GitHub - structuralbioinformatics/EiF2alpha-Predictors: Multiple Logistic Regression Model for predicting p-eIF2α-driven translation

Branches Tags

Name		Name	Last commit message	Last commit date
Latest commit History 2 Commits
README		README
SupplementaryFile1_PhytonCode.py		SupplementaryFile1_PhytonCode.py

Repository files navigation

The model is based on a Multiple Logistic Regression (MLR) taking four variables from the 5’UTRs
to predict a score: Length, GC percentage, upstream open reading frames (uORFs) and similarity to
Atf4 positive control (Atf4like). Moreover, despite the score, we only consider positive targets
containing at least one uORF, so the previously described biological mechanism for p-eIF2α-dependent
translation can be possible. Then, before performing MLR analysis, we filtered our training dataset
for transcripts having at least one uORF.

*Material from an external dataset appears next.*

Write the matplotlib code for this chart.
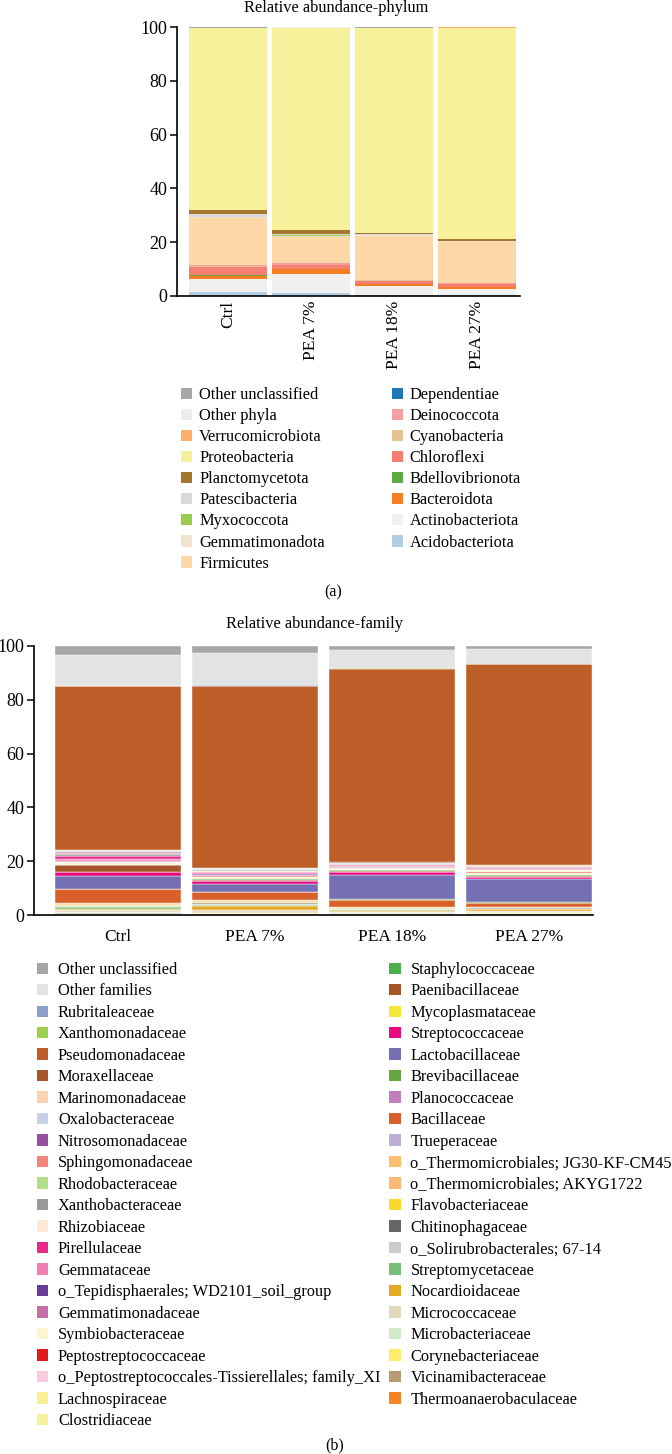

For our MLR model, we obtain a value for each beta coefficient of the following formula:
Score= exp(Prescore) / 1+exp(Prescore)
Prescore=β0+β1*A+β2*B+β3*C+β4*D+β5*A*B+β6*A*C+β7*A*D+β8*B*C+β9*B*D+β10*C*D
Where: A = uORFs, B = Atf4like, C = Length, D = %GC.

The first step to train our model was to obtain the A, B, C and D values for each 5’UTR in order to
be able to obtain beta values.
-A (uORFs) is a discrete variable that counts all possible uORFs.
To achieve this, we consider each of the three possible reading
frames and count the AUGs with an “adequate” Kozak consensus sequence
within them (18). We exclude the ones either too close to the previous
one (less than 30 nucleotides of distance, considering a minimum space
for the ribosome to leaky-scan the first uAUG and try to translate a second
uAUG (19)) or within an already opened reading frame by a previous uORF that
did not found a STOP codon.

-B (Atf4like) is a categorical variable (0, 1, 2 or 3) that counts the reading
frames in which we find an uORF which has still not found a STOP codon and was
preceded by at least one already closed uORF (not being necessary that the already
closed uORF is in the same reading frame).

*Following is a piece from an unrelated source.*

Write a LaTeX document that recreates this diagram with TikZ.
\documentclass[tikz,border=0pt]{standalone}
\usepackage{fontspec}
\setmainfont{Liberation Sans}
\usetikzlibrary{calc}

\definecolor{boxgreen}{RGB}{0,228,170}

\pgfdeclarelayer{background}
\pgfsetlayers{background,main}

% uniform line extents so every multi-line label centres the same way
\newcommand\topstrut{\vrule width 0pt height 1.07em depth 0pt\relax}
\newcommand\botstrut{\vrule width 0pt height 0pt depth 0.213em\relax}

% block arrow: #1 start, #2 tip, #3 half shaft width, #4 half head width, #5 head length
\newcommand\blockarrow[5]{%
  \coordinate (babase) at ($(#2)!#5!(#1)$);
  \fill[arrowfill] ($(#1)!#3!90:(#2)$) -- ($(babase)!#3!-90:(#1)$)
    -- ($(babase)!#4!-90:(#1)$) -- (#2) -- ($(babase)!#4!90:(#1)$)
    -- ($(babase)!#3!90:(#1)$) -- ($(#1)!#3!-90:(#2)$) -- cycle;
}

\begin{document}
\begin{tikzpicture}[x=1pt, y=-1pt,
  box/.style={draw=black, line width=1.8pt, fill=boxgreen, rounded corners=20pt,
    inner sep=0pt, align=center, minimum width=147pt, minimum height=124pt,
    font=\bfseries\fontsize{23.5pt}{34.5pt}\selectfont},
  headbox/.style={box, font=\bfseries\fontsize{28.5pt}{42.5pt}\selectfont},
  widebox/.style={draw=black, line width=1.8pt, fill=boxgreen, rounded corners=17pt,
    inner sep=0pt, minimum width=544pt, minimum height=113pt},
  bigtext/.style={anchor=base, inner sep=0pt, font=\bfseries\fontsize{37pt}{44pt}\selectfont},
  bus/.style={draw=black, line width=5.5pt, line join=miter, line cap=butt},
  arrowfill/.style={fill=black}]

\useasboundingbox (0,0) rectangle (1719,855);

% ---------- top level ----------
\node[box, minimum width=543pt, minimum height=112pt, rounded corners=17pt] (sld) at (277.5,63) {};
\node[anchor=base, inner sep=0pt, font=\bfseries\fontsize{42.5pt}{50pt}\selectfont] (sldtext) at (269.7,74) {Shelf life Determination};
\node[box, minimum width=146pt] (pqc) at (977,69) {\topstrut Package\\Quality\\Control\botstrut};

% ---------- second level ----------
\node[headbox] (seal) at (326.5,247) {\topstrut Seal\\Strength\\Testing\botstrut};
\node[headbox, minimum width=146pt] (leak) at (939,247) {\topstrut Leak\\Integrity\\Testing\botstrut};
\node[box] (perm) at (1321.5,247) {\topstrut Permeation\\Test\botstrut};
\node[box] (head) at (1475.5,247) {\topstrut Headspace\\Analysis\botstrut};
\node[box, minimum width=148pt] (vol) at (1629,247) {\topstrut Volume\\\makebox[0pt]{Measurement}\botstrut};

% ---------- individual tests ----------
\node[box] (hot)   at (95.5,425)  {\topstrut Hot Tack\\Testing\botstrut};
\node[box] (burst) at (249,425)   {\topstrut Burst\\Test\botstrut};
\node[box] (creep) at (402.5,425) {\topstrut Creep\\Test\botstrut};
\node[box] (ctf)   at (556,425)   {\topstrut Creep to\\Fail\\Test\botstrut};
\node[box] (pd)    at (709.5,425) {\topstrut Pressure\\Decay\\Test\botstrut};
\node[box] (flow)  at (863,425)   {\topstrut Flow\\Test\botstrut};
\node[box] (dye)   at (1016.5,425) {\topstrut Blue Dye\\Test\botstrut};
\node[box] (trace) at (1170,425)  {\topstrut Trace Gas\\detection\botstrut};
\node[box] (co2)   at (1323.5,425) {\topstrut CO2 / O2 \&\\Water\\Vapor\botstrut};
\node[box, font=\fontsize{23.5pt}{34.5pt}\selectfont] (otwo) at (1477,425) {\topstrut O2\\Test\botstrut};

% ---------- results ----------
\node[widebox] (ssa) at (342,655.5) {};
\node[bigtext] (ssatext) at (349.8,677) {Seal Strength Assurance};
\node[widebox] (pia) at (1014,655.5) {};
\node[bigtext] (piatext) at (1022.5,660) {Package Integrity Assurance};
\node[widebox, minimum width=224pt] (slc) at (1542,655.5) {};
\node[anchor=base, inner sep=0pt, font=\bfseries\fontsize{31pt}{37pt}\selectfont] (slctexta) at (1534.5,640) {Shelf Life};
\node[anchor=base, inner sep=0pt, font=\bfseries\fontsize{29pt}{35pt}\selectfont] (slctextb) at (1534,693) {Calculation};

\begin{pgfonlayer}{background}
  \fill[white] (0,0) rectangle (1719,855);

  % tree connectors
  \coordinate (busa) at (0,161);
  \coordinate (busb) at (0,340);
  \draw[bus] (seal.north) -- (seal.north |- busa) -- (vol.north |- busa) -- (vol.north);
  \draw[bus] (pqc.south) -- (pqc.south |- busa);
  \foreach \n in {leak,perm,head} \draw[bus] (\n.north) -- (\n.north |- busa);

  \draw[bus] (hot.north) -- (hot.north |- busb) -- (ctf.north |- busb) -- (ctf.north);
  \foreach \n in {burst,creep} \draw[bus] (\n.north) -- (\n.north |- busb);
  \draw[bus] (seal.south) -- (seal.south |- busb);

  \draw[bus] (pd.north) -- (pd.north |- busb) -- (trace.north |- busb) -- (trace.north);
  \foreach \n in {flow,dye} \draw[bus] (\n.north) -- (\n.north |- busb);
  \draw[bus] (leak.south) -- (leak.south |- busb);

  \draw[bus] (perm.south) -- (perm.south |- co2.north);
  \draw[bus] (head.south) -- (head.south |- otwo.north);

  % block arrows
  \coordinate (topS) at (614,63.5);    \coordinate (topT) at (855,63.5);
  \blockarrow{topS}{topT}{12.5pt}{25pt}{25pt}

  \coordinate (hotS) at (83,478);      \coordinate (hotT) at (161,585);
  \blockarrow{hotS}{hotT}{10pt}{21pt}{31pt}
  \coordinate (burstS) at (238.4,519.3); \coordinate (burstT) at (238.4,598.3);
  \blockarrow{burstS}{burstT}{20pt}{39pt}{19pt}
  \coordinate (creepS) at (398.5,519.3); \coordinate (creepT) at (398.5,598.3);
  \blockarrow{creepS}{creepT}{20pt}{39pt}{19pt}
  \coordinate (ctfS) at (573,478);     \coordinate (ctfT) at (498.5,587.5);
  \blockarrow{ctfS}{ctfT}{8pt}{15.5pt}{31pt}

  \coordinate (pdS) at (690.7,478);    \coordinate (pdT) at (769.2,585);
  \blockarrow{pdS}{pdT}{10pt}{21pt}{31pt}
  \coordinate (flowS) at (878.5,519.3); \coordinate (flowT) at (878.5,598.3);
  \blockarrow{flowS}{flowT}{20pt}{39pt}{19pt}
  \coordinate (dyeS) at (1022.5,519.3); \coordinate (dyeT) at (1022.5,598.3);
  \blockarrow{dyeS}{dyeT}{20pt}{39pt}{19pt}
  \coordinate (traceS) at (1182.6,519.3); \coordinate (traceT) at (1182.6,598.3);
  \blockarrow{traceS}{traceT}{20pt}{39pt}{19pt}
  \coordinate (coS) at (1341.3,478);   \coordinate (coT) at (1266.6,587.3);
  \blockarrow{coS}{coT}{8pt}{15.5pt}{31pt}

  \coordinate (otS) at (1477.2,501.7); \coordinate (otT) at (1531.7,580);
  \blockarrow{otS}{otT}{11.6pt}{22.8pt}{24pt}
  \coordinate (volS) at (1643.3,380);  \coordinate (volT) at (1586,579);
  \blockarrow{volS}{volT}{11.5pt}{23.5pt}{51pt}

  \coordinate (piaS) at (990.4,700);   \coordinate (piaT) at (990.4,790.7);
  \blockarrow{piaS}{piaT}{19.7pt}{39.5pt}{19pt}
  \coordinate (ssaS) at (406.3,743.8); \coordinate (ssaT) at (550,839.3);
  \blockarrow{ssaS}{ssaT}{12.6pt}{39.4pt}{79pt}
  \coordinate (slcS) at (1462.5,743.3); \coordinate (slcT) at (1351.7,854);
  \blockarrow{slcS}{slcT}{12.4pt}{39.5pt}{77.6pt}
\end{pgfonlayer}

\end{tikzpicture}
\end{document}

-C (Length) is a continuous variable that counts the number of nucleotides present in the 5’UTR.

-D (%GC) is a continuous variable that takes the percentage of G or C nucleotides from the total length.

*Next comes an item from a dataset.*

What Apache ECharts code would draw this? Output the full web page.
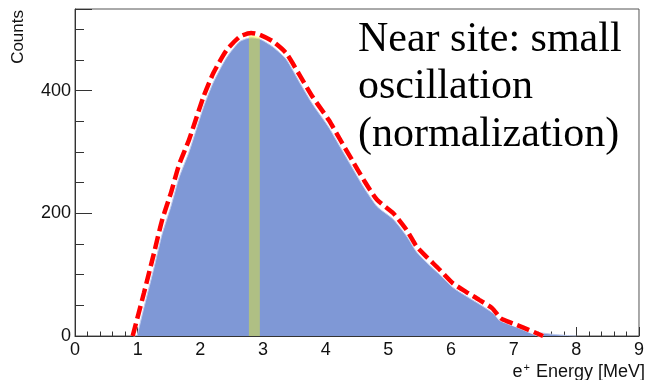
<!DOCTYPE html>
<html>
<head>
<meta charset="utf-8">
<script src="https://cdn.jsdelivr.net/npm/echarts@6/dist/echarts.min.js"></script>
<style>
  html, body { margin: 0; padding: 0; background: #fff; }
  #chart { width: 647px; height: 380px; }
</style>
</head>
<body>
<div id="chart"></div>
<script>
// Positron energy spectrum: measured histogram (filled) and expectation curve (dashed)
const histEnergy = [0.99,1.10,1.26,1.39,1.53,1.66,1.82,2.05,2.21,2.42,2.63,2.81,2.95,3.16,3.37,3.58,3.79,4.05,4.26,4.42,4.61,4.82,5.08,5.29,5.45,5.61,5.82,6.03,6.24,6.45,6.66,6.79,6.92,7.05,7.24,7.45,7.65,7.90,8.00];
const histCounts = [0,46,111,166,211,258,300,373,414,454,480,486,484,471,451,414,378,340,303,275,242,211,190,163,137,120,100,79,65,52,38,27,20,15,9,5,2.5,0.5,0];

const predEnergy = [0.92,1.10,1.26,1.39,1.53,1.66,1.82,2.05,2.21,2.42,2.63,2.81,2.95,3.16,3.37,3.58,3.79,4.05,4.26,4.42,4.61,4.82,5.08,5.29,5.45,5.61,5.82,6.03,6.24,6.45,6.66,6.79,6.92,7.05,7.24,7.47];
const predCounts = [0,70,135,189,233,279,320,390,429,466,488,494,491,480,461,426,390,352,315,287,254,222,200,173,146,129,108,86,72,59,45,29,23,18,10,0];

// Highlighted energy bin
const binLow = 2.775;
const binHigh = 2.95;
const binCount = 492;

const yTicks = [0, 200, 400];
const yMax = 533;
const xMin = 0, xMax = 9;

const zip = (xs, ys) => xs.map((x, i) => [x, ys[i]]);

const sansFont = '"Liberation Sans", Arial, Helvetica, sans-serif';
const serifFont = '"Liberation Serif", "Times New Roman", serif';

const chart = echarts.init(document.getElementById('chart'), null, { renderer: 'canvas' });

chart.setOption({
  animation: false,
  backgroundColor: '#ffffff',
  grid: {
    left: 75, right: 2, top: 9, bottom: 44,
    show: true, borderColor: '#555', borderWidth: 1, backgroundColor: 'transparent'
  },
  xAxis: {
    type: 'value', min: xMin, max: xMax, interval: 1,
    axisLine: { show: true, onZero: false, lineStyle: { color: '#333', width: 1 } },
    axisTick: { show: true, inside: true, length: 9, lineStyle: { color: '#333' } },
    minorTick: { show: true, splitNumber: 5, length: 4.5, lineStyle: { color: '#333' } },
    splitLine: { show: false },
    axisLabel: { fontFamily: sansFont, fontSize: 18, color: '#111', margin: 5 }
  },
  yAxis: {
    type: 'value', min: 0, max: yMax, interval: 200,
    axisLine: { show: true, onZero: false, lineStyle: { color: '#333', width: 1 } },
    axisTick: { show: true, inside: true, length: 17, lineStyle: { color: '#333' } },
    minorTick: { show: true, splitNumber: 4, length: 9, lineStyle: { color: '#333' } },
    splitLine: { show: false },
    axisLabel: {
      fontFamily: sansFont, fontSize: 18, color: '#111', margin: 4,
      showMaxLabel: false,
      formatter: v => (yTicks.indexOf(v) >= 0 ? String(v) : '')
    }
  },
  series: [
    {
      name: 'data',
      type: 'line', z: 1,
      data: zip(histEnergy, histCounts),
      showSymbol: false, smooth: 0.2,
      lineStyle: { width: 1, color: 'rgb(190,202,236)' },
      areaStyle: { color: 'rgb(127,152,214)', opacity: 1 }
    },
    {
      name: 'bin',
      type: 'custom', z: 2,
      data: [[binLow, binHigh, binCount]],
      renderItem: (params, api) => {
        const p0 = api.coord([api.value(0), api.value(2)]);
        const p1 = api.coord([api.value(1), 0]);
        return {
          type: 'rect',
          shape: { x: p0[0], y: p0[1], width: p1[0] - p0[0], height: p1[1] - p0[1] },
          style: { fill: 'rgba(255,255,0,0.38)' }
        };
      }
    },
    {
      name: 'expectation-under',
      type: 'line', z: 3,
      data: zip(predEnergy, predCounts),
      showSymbol: false, smooth: 0.2,
      lineStyle: { width: 5, color: 'rgba(255,255,255,0.9)' }
    },
    {
      name: 'expectation',
      type: 'line', z: 4,
      data: zip(predEnergy, predCounts),
      showSymbol: false, smooth: 0.2,
      lineStyle: { width: 4.5, color: '#ff0000', type: [13, 5] }
    }
  ],
  graphic: [
    {
      type: 'text', x: 18, y: 10, rotation: Math.PI / 2,
      style: { text: 'Counts', font: '17px ' + sansFont, fill: '#111', align: 'right', verticalAlign: 'middle' }
    },
    {
      type: 'text', right: 2, top: 362,
      style: {
        text: '{a|e}{s|+}{a| Energy [MeV]}',
        fill: '#111',
        rich: {
          a: { fontFamily: sansFont, fontSize: 18, color: '#111', lineHeight: 20 },
          s: { fontFamily: sansFont, fontSize: 11, color: '#111', lineHeight: 20, verticalAlign: 'top', padding: [0, 1, 6, 1] }
        }
      }
    },
    {
      type: 'text', x: 358, y: 40,
      style: { text: 'Near site: small', font: '42px ' + serifFont, fill: '#000', verticalAlign: 'middle' }
    },
    {
      type: 'text', x: 358, y: 87,
      style: { text: 'oscillation', font: '42px ' + serifFont, fill: '#000', verticalAlign: 'middle' }
    },
    {
      type: 'text', x: 358, y: 135,
      style: { text: '(normalization)', font: '42px ' + serifFont, fill: '#000', verticalAlign: 'middle' }
    }
  ]
});
</script>
</body>
</html>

Once having the input variables for each 5’UTR, we split the filtered training dataset in four subsets,
containing the closest to the same ratio of positive to negative targets. Then, we clustered the subsets
in the four possible groups of three, in order to use these clusters to train the model. For each cluster,
a MLR model was trained using sklearn.linear_model.LogisticRegression module from Python3. We tested each
MLR model using the remaining subset for each case as training.